3.      Latar atau Setting
Latar atau setting adalah tempat, waktu, dan suasana terjadinya peristiwa dalam cerita (Wiyanto 2005:82). Selanjutnya Nurgiyantoro (2005:217) menyebutkan bahwa latar memberikan pijakan cerita secara konkret dan jelas
Wiyanto (2005:82) menyebutkan bahwa latar atau setting mencakupi tiga hal, yaitu setting tempat, setting waktu, dan setting suasana.
1) Setting Tempat
Setting tempat adalah tempat peristiwa itu terjadi. Sebuah peristiwa bisa terjadi di halaman rumah, di ruang tamu, atau di kamar belajar.
2) Setting Waktu
Setting waktu adalah kapan peristiwa itu terjadi. Sebuah peristiwa bisa saja terjadi pada masa sepuluh tahun yang lalu, zaman Majapahit, zaman revolusi fisik, atau zaman sekarang.
3) Setting Suasana
Peristiwa itu terjadi dalam suasana apa? Suasana ada dua macam, yaitu suasana batin, dan suasana lahir. Yang termasuk suasana batin, yaitu perasaan bahagia, sedih, tegang, cemas, marah, dan sebagainya yang dialami oleh pelaku.

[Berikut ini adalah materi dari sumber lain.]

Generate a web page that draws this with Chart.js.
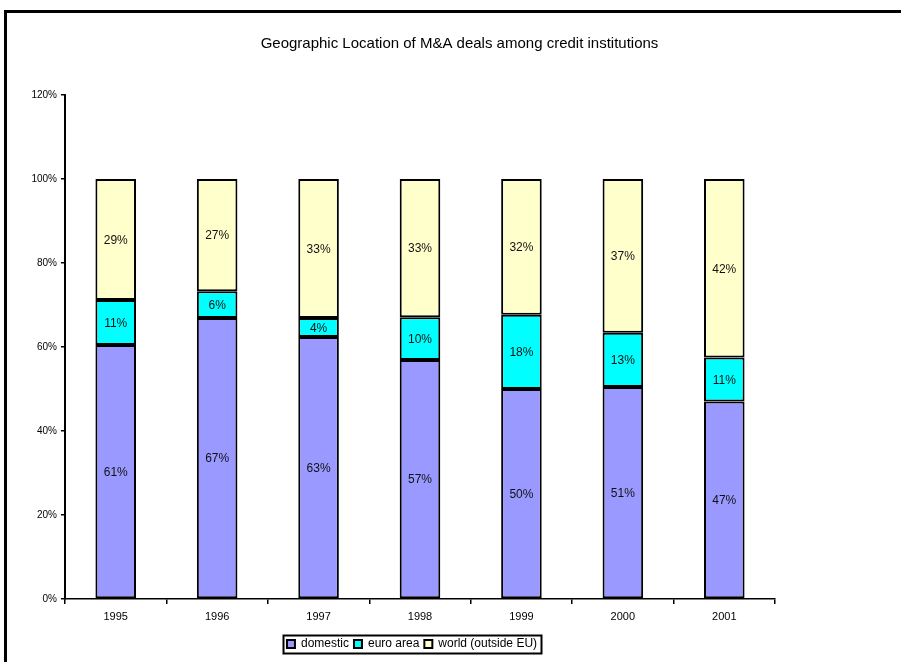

4.      Sudut Pandang atau Point of View
Yang dimaksud titik pandang atau point of view adalah cara pengarang menampilkan para pelaku dalam cerita yang dipaparkan (Aminuddin 1987:90). Sudut pandang atau titik kisah ( point of view) adalah posisi pencerita (pengarang) terhadap kisah yang diceritakan (Wiyanto 2005:83). Point of view pada dasarnya adalah visi pengarang artinya sudut pandangan yang diambil pengarang untuk melihat suatu kejadian cerita (Sumardjo 1986:82). Selain itu Nurgiyantoro (2005:248) juga menyebutkan bahwa sudut pandang pada hakikatnya merupakan strategi, teknik, dan siasat, yang secara sengaja dipilih pengarang untuk mengemukakan gagasan dan ceritanya.

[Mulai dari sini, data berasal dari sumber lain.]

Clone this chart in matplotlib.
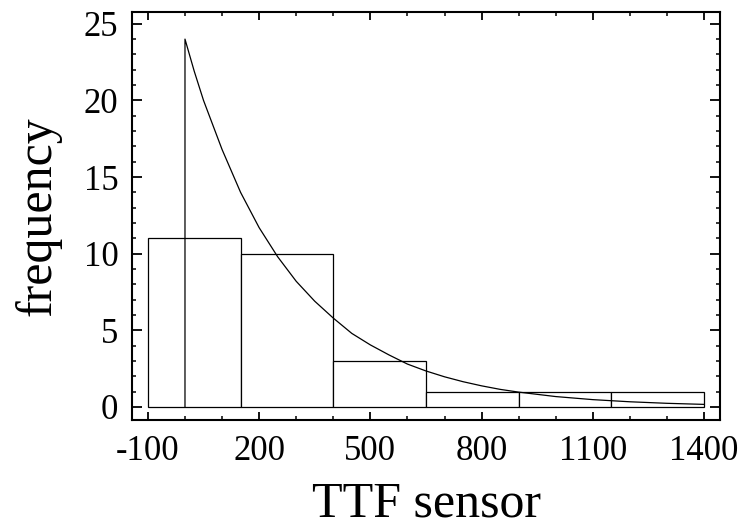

Ada beberapa jenis pusat pengisahan (point of view). Menurut Suharianto (1982:36) jenis pusat pengisahan, yaitu (1) pengarang sebagai pelaku utama cerita. Tokoh yang akan menyebutkan dirinya sebagai “aku”, (2) pengarang ikut main, tetapi bukan sebagai pelaku utama, (3) pengarang serba hadir. Dalam hal ini pengarang tidak berperan sebagai apa-apa. Pelaku utama cerita tersebut orang lain; dapat “dia” atau kadang-kadang disebut namanya tetapi pengarang serba tahu apa yang akan dilakukan atau bahkan apa yang ada dalam pikiran pelaku cerita, (4) pengarang peninjau, dalam pusat pengisahan ini pengarang seakan-akan tidak tahu apa yang akan dilakukan pelaku cerita atau yang ada dalam pikirannya. Pengarang sepenuhnya hanya mengatakan/menceritakan apa yang dilihatnya.

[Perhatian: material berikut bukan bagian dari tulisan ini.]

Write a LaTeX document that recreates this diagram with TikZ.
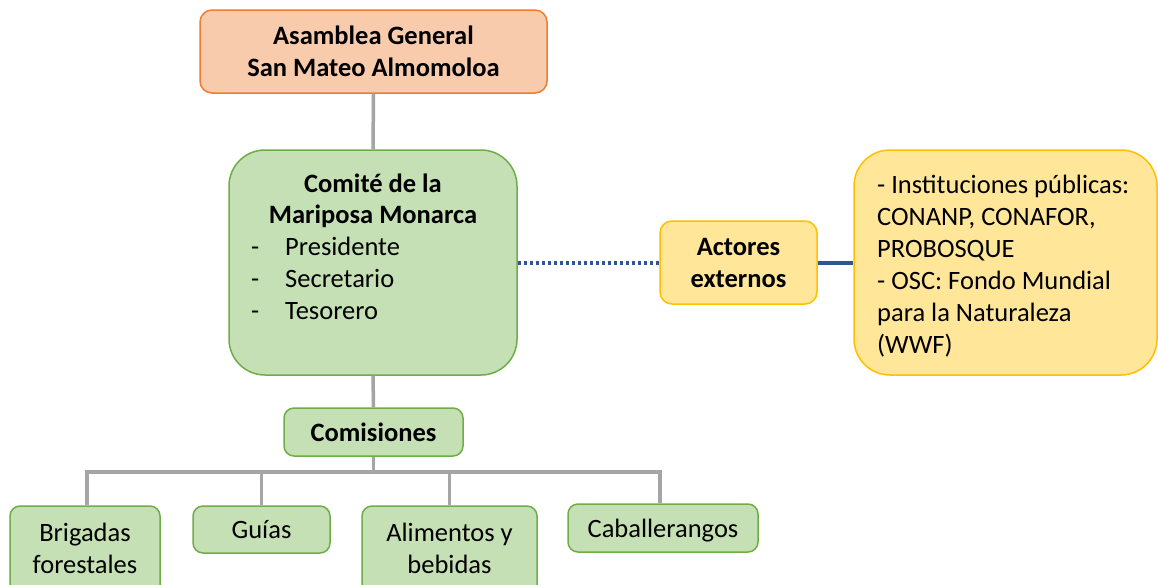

Dari beberapa pendapat dapat peneliti simpulkan bahwa sudut pandangatau point of view adalah cara memandang yang digunakan pengarang sebagai sarana untuk menyajikan tokoh, tindakan latar, dan sebagai peristiwa yang membentuk cerita dalam sebuah cerita kepada pembaca
5.      Gaya
 Pengertian gaya dikemukakan oleh beberapa pengarang seperti yang tersebut berikut; ”gaya bahasa adalah cara pengarang menggunakan bahasa untuk menghasilkan karya sastra”(Wiyanto 2005:84). Aminuddin (1987:72) mengemukakan bahwa gaya bahasa mengandung pengertian cara pengarang menyampaikan gagasannya dengan menggunakan media bahasa yang indah dan harmonis serta mampu menuansakan makna dan
suasana yang dapat menyentuh daya intelektual dan emosi pembaca. Selanjutnya Sumardjo (1986:92) mengemukakan gaya bahasa adalah cara khas pengungkapan seseorang. Cara bagaimana seorang pengarang memilih tema, persoalan, meninjau persoalan dan menceritakannya dalam sebuah cerpen, itulah gaya seorang pengarang. Dengan kata lain gaya adalah pribadi pengarang itu sendiri. Dan sebagai pribadi, ia berada secara khas di dunia ini. Ia tak bisa lain dari dirinya.
6.      Tema
Tema adalah ide cerita (Sumardjo 1986:56). Selanjutnya Suharianto (1982:28) mengatakan bahwa tema sering disebut juga dasar cerita; yakni pokok permasalahan yang mendominasi suatu karya sastra.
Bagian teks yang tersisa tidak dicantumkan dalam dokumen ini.